Espulsi "per motivi di sicurezza dello Stato". Uno dei due è intestatario di un utenza telefonica risultata tra i contatti dell’attentatore del mercato di Natale di Berlino. L'altro valutava la possibilità di unirsi all'Isis in Siria. Anche per Amri nel maggio 2015 fu proposta l'espulsione, ma Tunisi non collaborò
Due tunisini sono stati espulsi “per motivi di sicurezza dello Stato”. Uno dei due, 47enne senza fissa dimora, è intestatario di un utenza telefonica risultata presente tra i contatti dell’attentatore del mercato di Natale di Berlino, Anis Amri, nel giugno 2015, quando quest’ultimo era ospite della famiglia di un connazionale, attualmente detenuto nel carcere di Velletri per reati comuni. Salgono così a 147 i soggetti gravitanti in ambienti dell’estremismo religioso espulsi con accompagnamento alla frontiera dal gennaio 2015 ad oggi. Di questi, 15 eseguiti nel 2017.

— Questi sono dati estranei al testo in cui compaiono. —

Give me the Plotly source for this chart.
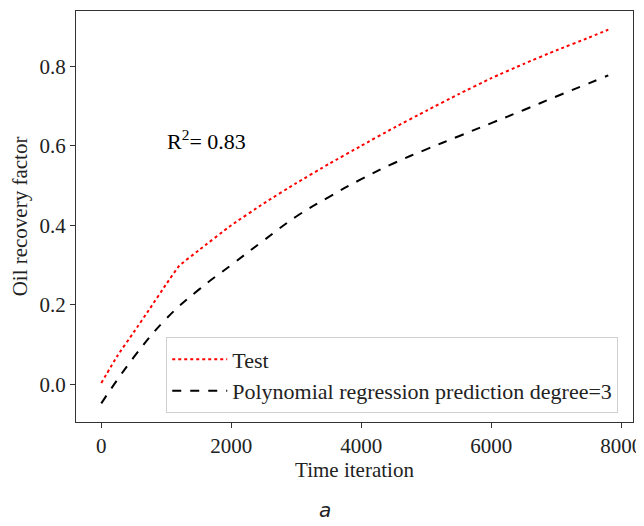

L’annuncio in una nota del Viminale che spiega come il 47enne tunisino, in seguito alle indagini, “è stato trattenuto nel centro di Caltanissetta in attesa dell’espulsione, avvenuta oggi dalla frontiera marittima di Palermo, con una nave destinazione Tunisi“. L’altro espulso, 34 anni, è stato segnalato dai servizi di intelligence “nell’ambito del monitoraggio della comunità islamica della provincia di Perugia“. Il tunisino faceva parte di un gruppo di spacciatori suoi connazionali, legati a un altro tunisino “già espulso il 14 maggio 2015”. Dalle indagini svolte è emerso inoltre che l’uomo espulso oggi, “oltre ad aver evidenziato le sue simpatie per l’Isis, durante la sua pregressa permanenza a Lucca, non avrebbe escluso la possibilità di recarsi in Siria“. “Rintracciato a Palermo lo scorso 14 febbraio e risultato irregolare sul territorio nazionale”, spiega il Viminale, è stato trattenuto anche lui nel centro di Caltanissetta e poi rimpatriato con un volo diretto a Tunisi.
Anche per Amri nel maggio 2015 fu proposta l’espulsione. Venne inviato proprio al Cie di Caltanissetta, ma il suo Paese non lo riconobbe come suo cittadino: un caso di mancata cooperazione che bloccò di fatto il procedimento. Amri arrivò sulle coste dell’Italia nel febbraio 2011, in piena primavera araba. Dopo alcune settimane a Lampedusa il giovane venne spedito a Belpasso, in provincia di Catania, in un centro di accoglienza per minori. Una situazione che durò solo qualche mese: Amri, infatti, venne arrestato insieme ad altri quattro tunisini per aver picchiato il custode del centro e poi dato fuoco ai materassi delle stanze. Fu condannato a 4 anni di detenzione. Quando venne scarcerato, per lui fu proposta l’espulsione. Ma, visto l’ostruzionismo di Tunisi, la prefettura nissena poté solo intimargli di lasciare l’Italia, inserendo tutte le informazioni sul suo conto nella banca dati Sis, il sistema di informazione Schengen. Amri rimase nel nostro Paese fino alla fine di giugno del 2015: poi la partenza per la Germania.